Vergiler konusunda bir noktada geri adım atılacağına inananların öngöremedikleri, İkinci Dünya Savaşı’ndan sonra oluşan sistemi Trump’ın sallaması oldu.
The Economist dergisinin 18 Ekim 2024’te yayımlanan sayısının kapağında ‘‘Dünya Onu Kıskanıyor’’ yazıyordu. Alev almış bir dolar resmi vardı. Derginin son sayısının kapağında, korkmuş birinin yüzünde dolar simgesi bulunuyor. Yanında, ‘‘Dolar krizi nasıl ortaya çıkar’’ yazıyor. Hayat altı ayda altüst olabiliyor. Bu derginin iddialı manşetleri, bazen karşıt bir gösterge gibi çalışıyor.

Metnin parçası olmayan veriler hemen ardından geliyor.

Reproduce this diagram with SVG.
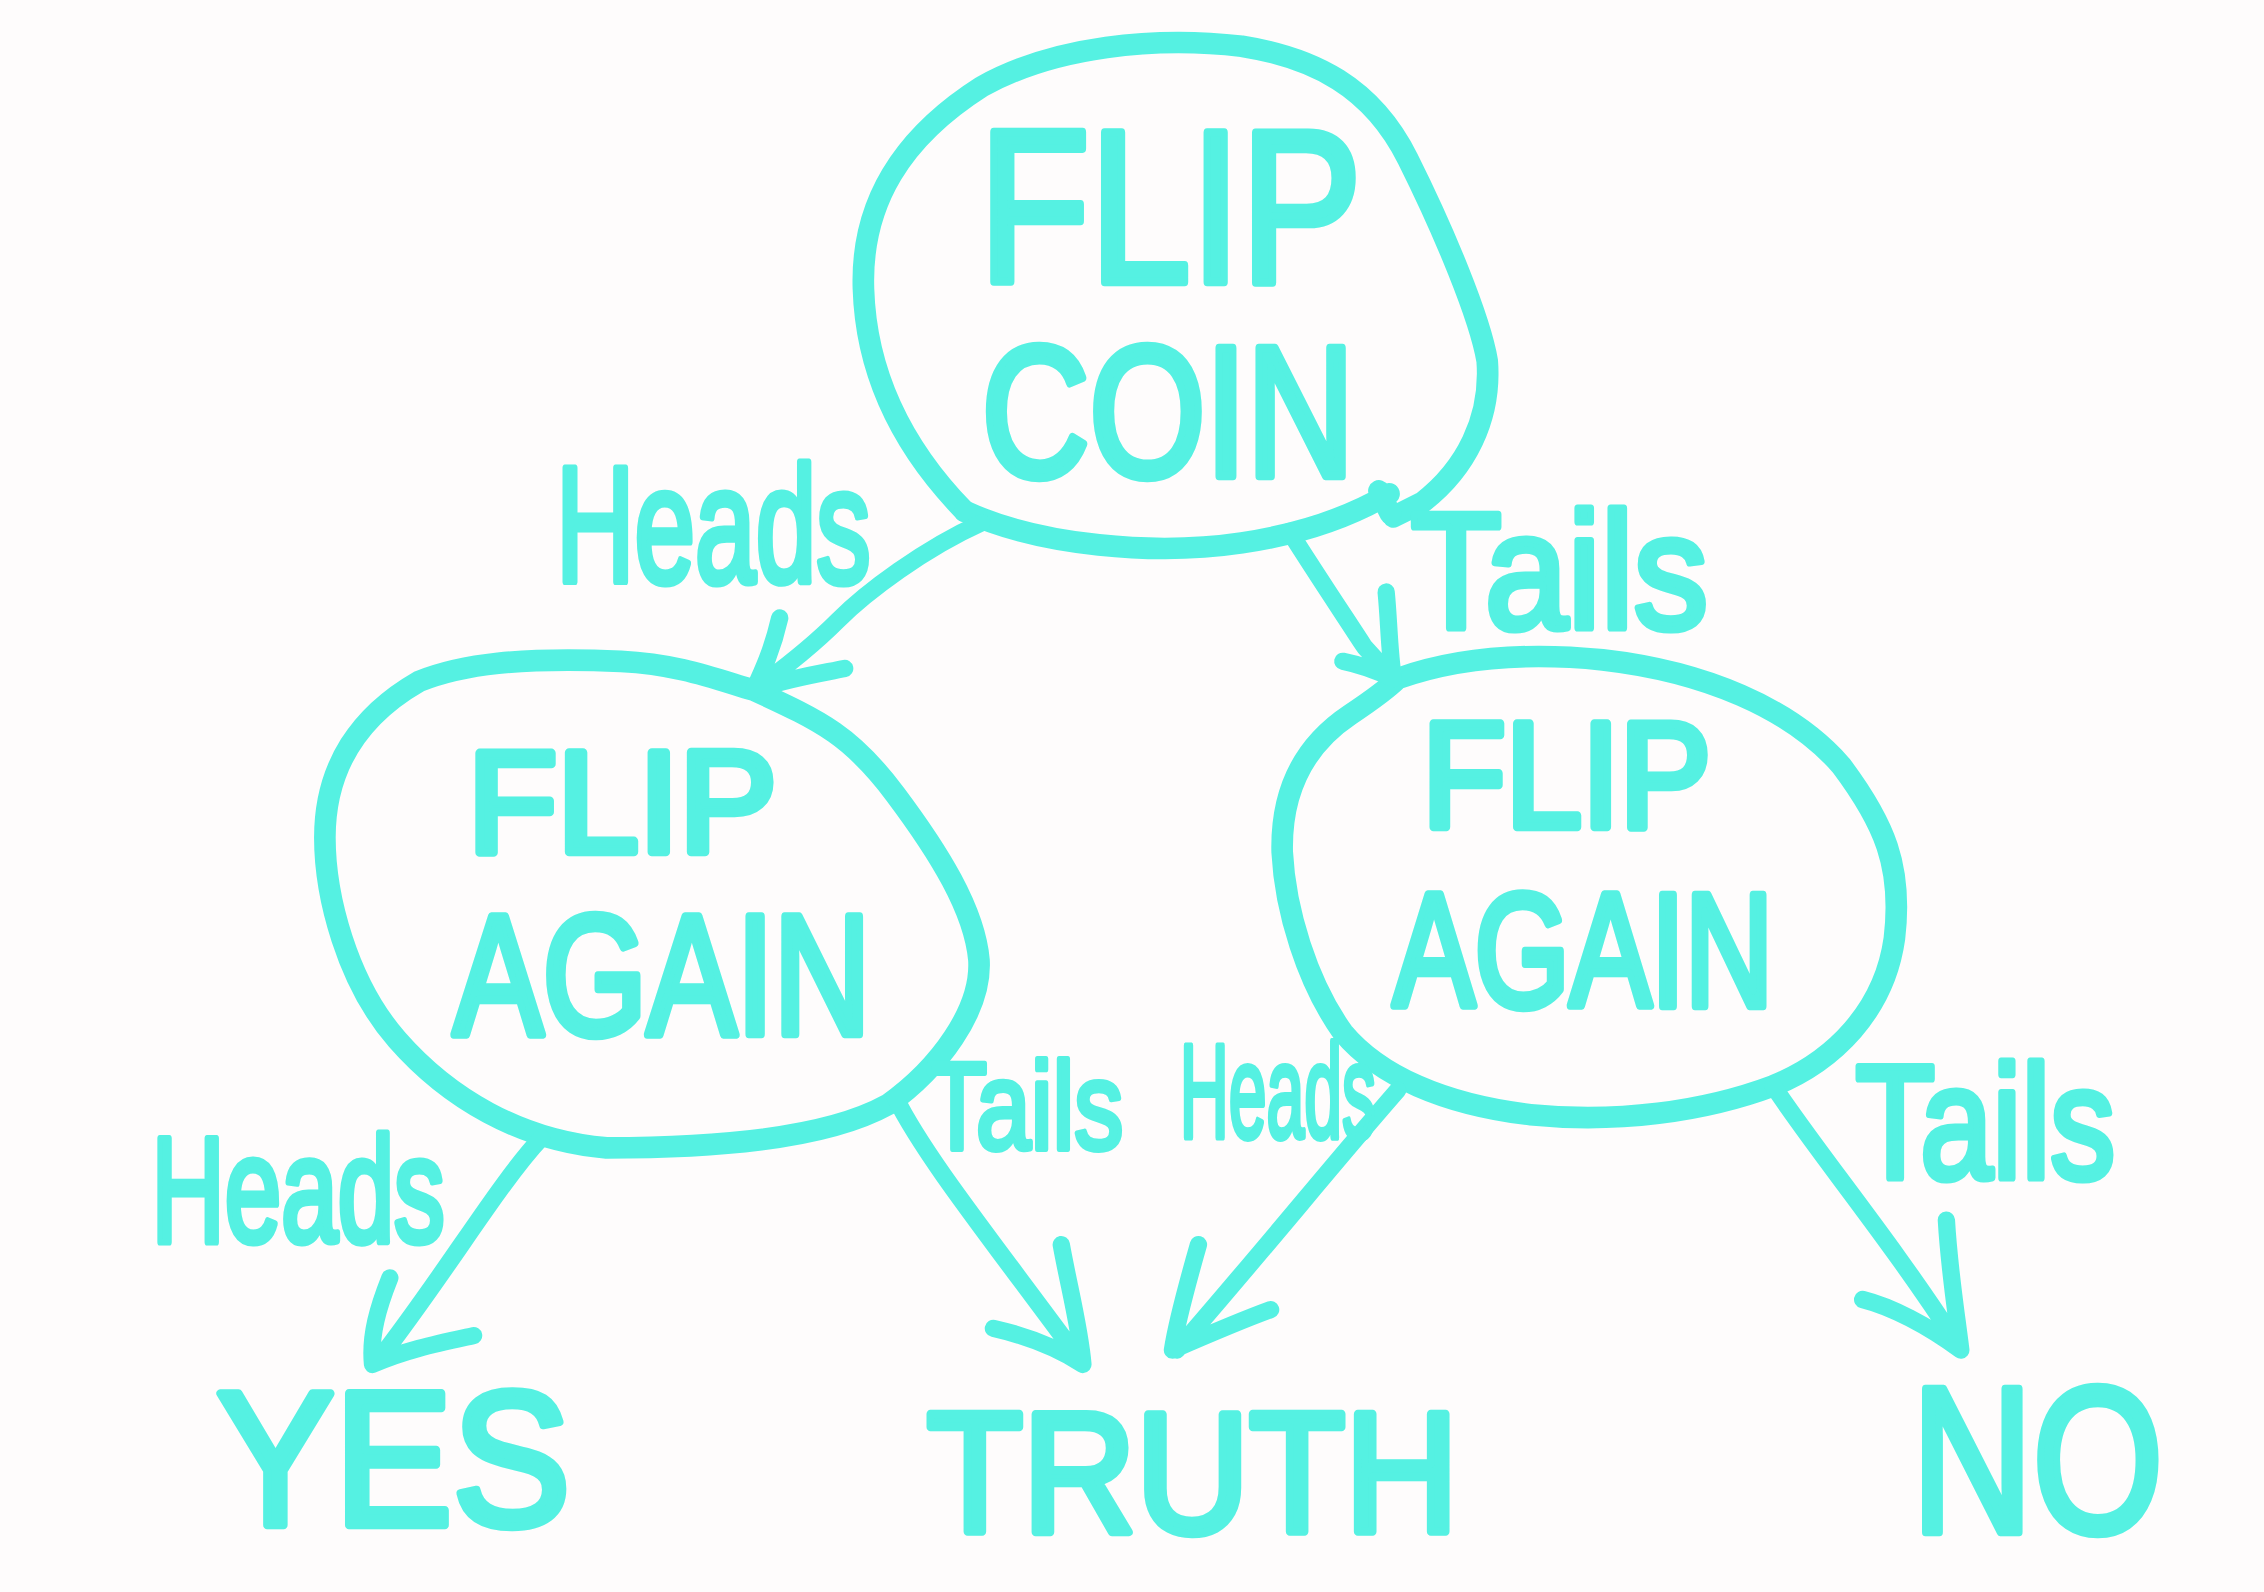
<svg xmlns="http://www.w3.org/2000/svg" width="2264" height="1592" viewBox="0 0 2264 1592">
<style>
.ink{fill:none;stroke:#55f1e2;stroke-linecap:round;stroke-linejoin:round}
.t{font-family:"Liberation Sans",Arial,sans-serif;fill:#55f1e2;stroke:#55f1e2;stroke-linejoin:round}
</style>
<rect width="2264" height="1592" fill="#fefcfc"/>
<g transform="scale(1.4439)">
  <g id="node-flip-coin">
    <path class="ink" stroke-width="15" d="M 668 354 C 630 315, 600 265, 598 200 C 596 140, 625 95, 680 60 C 730 32, 800 25, 860 32 C 910 40, 950 60, 975 110 C 1000 160, 1025 220, 1030 250 C 1033 290, 1015 325, 985 348 L 965 358"/>
    <path class="ink" stroke-width="15" d="M 668 354 C 720 378, 800 385, 860 376 C 900 370, 935 358, 962 342 M 955 340 L 963 356"/>
    <text class="t" stroke-width="6" x="678" y="195" font-size="150" textLength="265" lengthAdjust="spacingAndGlyphs">FLIP</text>
    <text class="t" stroke-width="6" x="680" y="330" font-size="128" textLength="258" lengthAdjust="spacingAndGlyphs">COIN</text>
  </g>
  <g id="node-flip-again-left">
    <path class="ink" stroke-width="15" d="M 522 478 C 570 500, 590 510, 620 550 C 650 590, 675 630, 678 665 C 680 700, 650 740, 615 765 C 570 790, 490 795, 420 795 C 360 790, 310 760, 275 720 C 240 680, 225 620, 225 580 C 225 530, 250 495, 290 472 C 320 460, 360 455, 430 458 C 470 460, 495 470, 522 478 Z"/>
    <text class="t" stroke-width="6" x="324" y="590" font-size="100" textLength="214" lengthAdjust="spacingAndGlyphs">FLIP</text>
    <text class="t" stroke-width="6" x="314" y="716" font-size="118" textLength="289" lengthAdjust="spacingAndGlyphs">AGAIN</text>
  </g>
  <g id="node-flip-again-right">
    <path class="ink" stroke-width="15" d="M 968 470 C 1010 455, 1060 452, 1110 457 C 1180 465, 1240 490, 1275 530 C 1305 570, 1318 600, 1312 650 C 1305 700, 1270 735, 1228 752 C 1180 770, 1120 778, 1060 772 C 1000 765, 955 745, 930 715 C 905 680, 890 630, 888 590 C 887 545, 905 515, 935 495 C 950 485, 960 478, 968 470 Z"/>
    <text class="t" stroke-width="6" x="985" y="573" font-size="104" textLength="200" lengthAdjust="spacingAndGlyphs">FLIP</text>
    <text class="t" stroke-width="6" x="965" y="697" font-size="112" textLength="263" lengthAdjust="spacingAndGlyphs">AGAIN</text>
  </g>
  <g id="node-yes">
    <text class="t" stroke-width="6" x="150" y="1056" font-size="132" textLength="245" lengthAdjust="spacingAndGlyphs">YES</text>
  </g>
  <g id="node-truth">
    <text class="t" stroke-width="6" x="642" y="1061" font-size="118" textLength="368" lengthAdjust="spacingAndGlyphs">TRUTH</text>
  </g>
  <g id="node-no">
    <text class="t" stroke-width="6" x="1324" y="1061" font-size="144" textLength="174" lengthAdjust="spacingAndGlyphs">NO</text>
  </g>
  <g id="connectors">
    <g id="edge-coin-heads">
      <path class="ink" stroke-width="12" d="M 680 362 C 640 380, 600 410, 580 430 C 560 450, 540 465, 522 478 M 540 428 C 535 450, 528 465, 522 478 C 545 470, 565 467, 585 463"/>
      <text class="t" stroke-width="5" x="385" y="403" font-size="114" textLength="218" lengthAdjust="spacingAndGlyphs">Heads</text>
    </g>
    <g id="edge-coin-tails">
      <path class="ink" stroke-width="12" d="M 893 368 C 910 395, 930 425, 945 448 L 965 470 M 960 410 C 962 430, 962 450, 965 470 C 950 463, 940 460, 930 458"/>
      <text class="t" stroke-width="5" x="977" y="435" font-size="114" textLength="206" lengthAdjust="spacingAndGlyphs">Tails</text>
    </g>
    <g id="edge-left-heads">
      <path class="ink" stroke-width="12" d="M 375 788 C 345 820, 310 880, 262 942 M 270 885 C 262 905, 256 925, 258 945 C 280 935, 305 930, 328 925"/>
      <text class="t" stroke-width="5" x="105" y="860" font-size="104" textLength="203" lengthAdjust="spacingAndGlyphs">Heads</text>
    </g>
    <g id="edge-left-tails">
      <path class="ink" stroke-width="12" d="M 620 760 C 640 800, 680 850, 748 942 M 735 862 C 740 890, 748 920, 750 945 C 730 932, 710 925, 688 920"/>
      <text class="t" stroke-width="4" x="642" y="796" font-size="86" textLength="136" lengthAdjust="spacingAndGlyphs">Tails</text>
    </g>
    <g id="edge-right-heads">
      <path class="ink" stroke-width="12" d="M 968 755 C 920 810, 880 860, 815 935 M 830 862 C 822 890, 815 915, 812 935 C 835 925, 858 915, 880 907"/>
      <text class="t" stroke-width="4" x="817" y="788" font-size="92" textLength="136" lengthAdjust="spacingAndGlyphs">Heads</text>
    </g>
    <g id="edge-right-tails">
      <path class="ink" stroke-width="12" d="M 1228 752 C 1260 800, 1310 860, 1355 930 M 1348 845 C 1350 880, 1355 910, 1358 935 C 1335 918, 1310 905, 1290 900"/>
      <text class="t" stroke-width="5" x="1285" y="816" font-size="112" textLength="180" lengthAdjust="spacingAndGlyphs">Tails</text>
    </g>
  </g>
</g>
</svg>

Kötü tasarlanmış gümrük tarifeleri, dolar cinsi varlıklar üzerinde baskı yaratan faktörlerden birisidir. Ancak bu vergilerin belli bir oranda uygulanacağını düşünenlerin de, bir noktada geri adım atılacağına inananların da öngöremedikleri nokta, İkinci Dünya Savaşı’ndan sonra oluşan sistemi Trump’ın sallaması oldu. Savaştan sonra her ülke parasını dolara bağlamıştı. Dolar da altına bağlanmıştı. Başkan Nixon 1971’de dolar ile altın arasındaki ilişkiyi sonlandırdı. Ancak dolar kilit para birimi olmayı sürdürdü. Batı ittifakı güçlü kaldı. 11 Eylül 2001 saldırısından sonra bu ilişki boyut kazandı. Avrupa ülkeleri, Afganistan ve Irak’ta, ABD’nin yanında savaştılar.
Avrupa’nın bugünkü güvenlik meselelerinde, ABD Rusya’nın yanında yer alıyor. Birleşmiş Milletler’de yapılan Ukrayna oylamasında, iki kez Rusya’yla saf tuttu. Trump’ın ‘‘Avrupa Birliği, ABD’yi sömürmek için kuruldu’’ ifadesi, seksen yıllık düzenin çatırdamasıdır. Bu yeni ekonomik nizamda Türkiye için fırsatlar olabilir. Ne yazık ki kendi kendimize sorun yaratmakla meşgul oluyoruz.